REQUEST:
Find the line containing "What seaborn and" and copy it exactly, along with every line after it up to and including the line containing "ax = fig.add_axes([0.1457, 0.1389, 0.8408, 0.8254])". Copy nothing else.

RECORDS FOR THIS TASK:
↓↓↓
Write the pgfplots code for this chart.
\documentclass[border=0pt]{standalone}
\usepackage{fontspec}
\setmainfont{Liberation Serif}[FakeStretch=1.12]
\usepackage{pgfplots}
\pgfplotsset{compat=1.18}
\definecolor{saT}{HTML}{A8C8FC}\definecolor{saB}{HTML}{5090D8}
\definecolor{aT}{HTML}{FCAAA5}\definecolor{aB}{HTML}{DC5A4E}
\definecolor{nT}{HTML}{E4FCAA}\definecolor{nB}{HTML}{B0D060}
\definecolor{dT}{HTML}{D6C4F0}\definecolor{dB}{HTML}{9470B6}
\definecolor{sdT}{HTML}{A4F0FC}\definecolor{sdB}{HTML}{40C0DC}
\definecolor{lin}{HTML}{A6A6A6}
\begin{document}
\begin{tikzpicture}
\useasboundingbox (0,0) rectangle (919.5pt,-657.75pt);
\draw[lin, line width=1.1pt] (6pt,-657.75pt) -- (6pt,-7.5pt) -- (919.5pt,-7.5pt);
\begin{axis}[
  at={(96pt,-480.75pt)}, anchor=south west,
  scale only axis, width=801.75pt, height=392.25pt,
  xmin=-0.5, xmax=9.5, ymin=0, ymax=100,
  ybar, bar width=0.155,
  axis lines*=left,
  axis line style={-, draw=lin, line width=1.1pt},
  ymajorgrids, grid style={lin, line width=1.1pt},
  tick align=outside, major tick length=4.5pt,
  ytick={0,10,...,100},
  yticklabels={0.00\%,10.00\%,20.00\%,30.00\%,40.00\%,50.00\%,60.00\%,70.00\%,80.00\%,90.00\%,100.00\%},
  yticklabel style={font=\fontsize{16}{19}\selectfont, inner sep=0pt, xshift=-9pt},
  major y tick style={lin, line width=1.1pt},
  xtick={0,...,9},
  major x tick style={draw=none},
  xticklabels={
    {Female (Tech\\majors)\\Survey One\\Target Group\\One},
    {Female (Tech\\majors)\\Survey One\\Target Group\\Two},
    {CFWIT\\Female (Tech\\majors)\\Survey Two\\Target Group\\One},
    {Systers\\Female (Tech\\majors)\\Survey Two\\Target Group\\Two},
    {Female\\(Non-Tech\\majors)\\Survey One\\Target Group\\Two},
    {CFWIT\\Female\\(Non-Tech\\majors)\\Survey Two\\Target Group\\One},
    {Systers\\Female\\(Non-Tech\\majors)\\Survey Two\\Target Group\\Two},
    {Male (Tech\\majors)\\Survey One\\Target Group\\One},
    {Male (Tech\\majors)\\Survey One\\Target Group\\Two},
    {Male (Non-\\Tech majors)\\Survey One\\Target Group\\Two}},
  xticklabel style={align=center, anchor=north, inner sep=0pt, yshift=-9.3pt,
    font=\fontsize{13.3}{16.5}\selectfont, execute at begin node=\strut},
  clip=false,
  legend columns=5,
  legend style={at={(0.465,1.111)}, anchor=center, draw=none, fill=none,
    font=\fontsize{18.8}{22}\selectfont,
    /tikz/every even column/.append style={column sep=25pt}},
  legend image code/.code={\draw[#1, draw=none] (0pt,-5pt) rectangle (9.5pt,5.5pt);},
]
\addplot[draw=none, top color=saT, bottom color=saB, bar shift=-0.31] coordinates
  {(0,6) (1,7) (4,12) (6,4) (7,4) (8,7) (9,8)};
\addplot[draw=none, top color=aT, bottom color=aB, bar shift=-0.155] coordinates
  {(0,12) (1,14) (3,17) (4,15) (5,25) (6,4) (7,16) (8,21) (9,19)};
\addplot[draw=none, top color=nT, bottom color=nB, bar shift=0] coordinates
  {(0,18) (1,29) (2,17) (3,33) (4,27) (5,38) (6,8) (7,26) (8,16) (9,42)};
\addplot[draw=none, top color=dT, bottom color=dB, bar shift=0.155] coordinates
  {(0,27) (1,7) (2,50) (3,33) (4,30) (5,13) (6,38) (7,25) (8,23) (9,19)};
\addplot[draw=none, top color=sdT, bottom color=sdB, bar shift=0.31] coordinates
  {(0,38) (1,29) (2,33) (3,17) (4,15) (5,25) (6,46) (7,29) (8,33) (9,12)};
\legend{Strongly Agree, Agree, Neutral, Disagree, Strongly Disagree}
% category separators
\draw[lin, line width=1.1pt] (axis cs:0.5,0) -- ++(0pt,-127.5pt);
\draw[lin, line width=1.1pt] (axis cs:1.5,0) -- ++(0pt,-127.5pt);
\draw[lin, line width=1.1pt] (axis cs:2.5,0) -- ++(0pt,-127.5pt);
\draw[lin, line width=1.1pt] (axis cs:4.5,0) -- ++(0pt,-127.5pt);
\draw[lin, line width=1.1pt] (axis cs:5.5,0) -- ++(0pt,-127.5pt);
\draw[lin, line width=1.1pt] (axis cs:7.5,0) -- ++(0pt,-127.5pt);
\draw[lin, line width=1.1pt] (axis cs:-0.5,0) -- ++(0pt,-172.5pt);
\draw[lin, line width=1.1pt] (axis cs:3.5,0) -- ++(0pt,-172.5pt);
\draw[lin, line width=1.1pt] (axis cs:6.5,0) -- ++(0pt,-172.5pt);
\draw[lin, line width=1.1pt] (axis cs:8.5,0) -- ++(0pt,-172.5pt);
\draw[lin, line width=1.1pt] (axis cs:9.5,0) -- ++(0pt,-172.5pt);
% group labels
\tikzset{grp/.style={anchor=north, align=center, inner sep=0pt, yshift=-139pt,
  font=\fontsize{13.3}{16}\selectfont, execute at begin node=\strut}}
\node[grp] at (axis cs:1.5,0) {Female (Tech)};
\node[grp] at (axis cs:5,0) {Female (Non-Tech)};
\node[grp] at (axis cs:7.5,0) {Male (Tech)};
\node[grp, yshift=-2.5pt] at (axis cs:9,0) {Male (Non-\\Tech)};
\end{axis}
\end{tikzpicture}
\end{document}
↑↑↑
↓↓↓
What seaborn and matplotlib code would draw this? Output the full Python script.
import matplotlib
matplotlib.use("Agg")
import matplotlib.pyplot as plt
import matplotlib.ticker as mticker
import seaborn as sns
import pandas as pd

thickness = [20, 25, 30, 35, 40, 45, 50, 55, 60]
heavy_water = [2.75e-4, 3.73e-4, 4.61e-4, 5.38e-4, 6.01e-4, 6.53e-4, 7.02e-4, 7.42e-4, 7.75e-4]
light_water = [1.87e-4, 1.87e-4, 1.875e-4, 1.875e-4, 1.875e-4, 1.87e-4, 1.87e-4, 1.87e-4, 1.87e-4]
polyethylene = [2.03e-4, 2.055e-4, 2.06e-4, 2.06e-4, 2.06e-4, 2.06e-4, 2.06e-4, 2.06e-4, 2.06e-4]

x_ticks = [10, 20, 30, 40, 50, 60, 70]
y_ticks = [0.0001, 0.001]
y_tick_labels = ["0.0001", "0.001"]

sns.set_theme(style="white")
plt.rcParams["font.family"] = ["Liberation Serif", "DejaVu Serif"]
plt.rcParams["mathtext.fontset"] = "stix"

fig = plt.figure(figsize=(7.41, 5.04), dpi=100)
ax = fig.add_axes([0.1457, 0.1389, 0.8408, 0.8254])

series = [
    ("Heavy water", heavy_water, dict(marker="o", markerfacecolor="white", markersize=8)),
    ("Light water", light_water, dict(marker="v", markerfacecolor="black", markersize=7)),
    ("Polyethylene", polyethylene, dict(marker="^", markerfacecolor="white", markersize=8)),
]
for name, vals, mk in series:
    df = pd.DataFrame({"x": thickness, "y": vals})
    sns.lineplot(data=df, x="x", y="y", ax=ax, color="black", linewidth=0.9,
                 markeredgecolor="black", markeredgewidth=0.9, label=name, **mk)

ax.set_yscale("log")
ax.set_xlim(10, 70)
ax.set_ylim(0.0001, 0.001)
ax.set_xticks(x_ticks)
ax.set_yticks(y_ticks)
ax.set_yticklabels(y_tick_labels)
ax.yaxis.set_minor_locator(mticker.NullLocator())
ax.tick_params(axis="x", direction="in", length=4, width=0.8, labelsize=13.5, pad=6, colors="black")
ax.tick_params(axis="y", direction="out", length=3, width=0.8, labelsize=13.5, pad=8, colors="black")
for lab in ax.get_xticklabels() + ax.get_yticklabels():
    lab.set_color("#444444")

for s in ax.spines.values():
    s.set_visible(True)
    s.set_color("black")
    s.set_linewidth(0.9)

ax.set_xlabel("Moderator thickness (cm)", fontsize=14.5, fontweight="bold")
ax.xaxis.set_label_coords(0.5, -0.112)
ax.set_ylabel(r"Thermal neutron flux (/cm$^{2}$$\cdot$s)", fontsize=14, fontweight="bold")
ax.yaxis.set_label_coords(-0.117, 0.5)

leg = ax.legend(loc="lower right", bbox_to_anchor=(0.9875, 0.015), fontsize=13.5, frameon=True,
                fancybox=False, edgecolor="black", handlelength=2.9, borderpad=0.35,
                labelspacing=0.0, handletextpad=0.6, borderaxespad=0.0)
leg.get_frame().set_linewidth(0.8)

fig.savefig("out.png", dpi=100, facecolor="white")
↑↑↑
↓↓↓
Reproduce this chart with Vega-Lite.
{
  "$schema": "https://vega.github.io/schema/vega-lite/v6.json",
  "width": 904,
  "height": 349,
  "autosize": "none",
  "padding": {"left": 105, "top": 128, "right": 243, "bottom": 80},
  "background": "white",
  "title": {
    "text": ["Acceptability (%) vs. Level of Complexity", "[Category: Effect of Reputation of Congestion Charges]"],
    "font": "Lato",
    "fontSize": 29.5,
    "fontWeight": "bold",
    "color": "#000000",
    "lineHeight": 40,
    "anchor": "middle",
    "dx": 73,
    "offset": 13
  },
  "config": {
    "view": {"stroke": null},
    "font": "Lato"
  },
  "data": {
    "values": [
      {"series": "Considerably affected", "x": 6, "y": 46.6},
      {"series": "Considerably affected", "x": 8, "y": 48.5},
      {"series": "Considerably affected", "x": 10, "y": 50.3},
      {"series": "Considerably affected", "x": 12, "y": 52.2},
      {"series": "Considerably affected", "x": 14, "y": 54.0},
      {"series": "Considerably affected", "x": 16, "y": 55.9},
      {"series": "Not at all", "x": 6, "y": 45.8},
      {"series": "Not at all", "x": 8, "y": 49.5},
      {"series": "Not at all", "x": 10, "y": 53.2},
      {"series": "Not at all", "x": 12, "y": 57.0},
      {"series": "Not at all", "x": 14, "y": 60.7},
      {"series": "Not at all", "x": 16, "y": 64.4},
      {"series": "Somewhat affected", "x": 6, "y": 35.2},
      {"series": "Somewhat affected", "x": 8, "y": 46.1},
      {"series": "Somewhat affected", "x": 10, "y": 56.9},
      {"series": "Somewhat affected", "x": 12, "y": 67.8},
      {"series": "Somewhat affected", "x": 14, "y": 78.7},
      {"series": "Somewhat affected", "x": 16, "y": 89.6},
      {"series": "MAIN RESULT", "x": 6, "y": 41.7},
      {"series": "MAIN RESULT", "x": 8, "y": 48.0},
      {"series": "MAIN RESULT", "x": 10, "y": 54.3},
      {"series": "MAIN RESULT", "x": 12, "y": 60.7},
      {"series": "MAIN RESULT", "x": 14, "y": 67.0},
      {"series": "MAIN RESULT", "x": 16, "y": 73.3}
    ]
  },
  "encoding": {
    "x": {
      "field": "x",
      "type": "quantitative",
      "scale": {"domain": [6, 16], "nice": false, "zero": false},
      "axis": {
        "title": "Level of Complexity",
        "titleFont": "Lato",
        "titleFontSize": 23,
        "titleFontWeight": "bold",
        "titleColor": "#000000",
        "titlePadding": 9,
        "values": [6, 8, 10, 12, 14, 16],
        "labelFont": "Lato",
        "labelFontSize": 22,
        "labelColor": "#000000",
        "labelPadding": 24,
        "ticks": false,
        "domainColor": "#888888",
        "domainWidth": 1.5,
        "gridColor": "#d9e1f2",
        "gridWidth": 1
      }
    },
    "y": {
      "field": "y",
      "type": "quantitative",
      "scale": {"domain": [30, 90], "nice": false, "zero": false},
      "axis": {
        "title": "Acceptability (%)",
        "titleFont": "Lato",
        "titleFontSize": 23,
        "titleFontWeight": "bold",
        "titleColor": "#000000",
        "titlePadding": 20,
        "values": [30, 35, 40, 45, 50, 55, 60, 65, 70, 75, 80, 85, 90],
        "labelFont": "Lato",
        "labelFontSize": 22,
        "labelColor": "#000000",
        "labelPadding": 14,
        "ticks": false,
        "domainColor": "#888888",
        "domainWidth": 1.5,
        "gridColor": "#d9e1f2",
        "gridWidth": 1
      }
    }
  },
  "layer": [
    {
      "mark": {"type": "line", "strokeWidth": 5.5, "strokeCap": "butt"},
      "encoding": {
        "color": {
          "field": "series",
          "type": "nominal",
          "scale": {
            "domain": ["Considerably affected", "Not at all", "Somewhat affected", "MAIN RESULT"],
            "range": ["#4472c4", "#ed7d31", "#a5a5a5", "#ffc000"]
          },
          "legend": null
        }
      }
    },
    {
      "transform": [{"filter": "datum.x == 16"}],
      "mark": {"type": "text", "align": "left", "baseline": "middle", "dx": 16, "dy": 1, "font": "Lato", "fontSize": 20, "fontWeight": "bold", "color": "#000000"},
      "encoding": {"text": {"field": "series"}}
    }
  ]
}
↑↑↑
REPLY:
What seaborn and matplotlib code would draw this? Output the full Python script.
import matplotlib
matplotlib.use("Agg")
import matplotlib.pyplot as plt
import matplotlib.ticker as mticker
import seaborn as sns
import pandas as pd

thickness = [20, 25, 30, 35, 40, 45, 50, 55, 60]
heavy_water = [2.75e-4, 3.73e-4, 4.61e-4, 5.38e-4, 6.01e-4, 6.53e-4, 7.02e-4, 7.42e-4, 7.75e-4]
light_water = [1.87e-4, 1.87e-4, 1.875e-4, 1.875e-4, 1.875e-4, 1.87e-4, 1.87e-4, 1.87e-4, 1.87e-4]
polyethylene = [2.03e-4, 2.055e-4, 2.06e-4, 2.06e-4, 2.06e-4, 2.06e-4, 2.06e-4, 2.06e-4, 2.06e-4]

x_ticks = [10, 20, 30, 40, 50, 60, 70]
y_ticks = [0.0001, 0.001]
y_tick_labels = ["0.0001", "0.001"]

sns.set_theme(style="white")
plt.rcParams["font.family"] = ["Liberation Serif", "DejaVu Serif"]
plt.rcParams["mathtext.fontset"] = "stix"

fig = plt.figure(figsize=(7.41, 5.04), dpi=100)
ax = fig.add_axes([0.1457, 0.1389, 0.8408, 0.8254])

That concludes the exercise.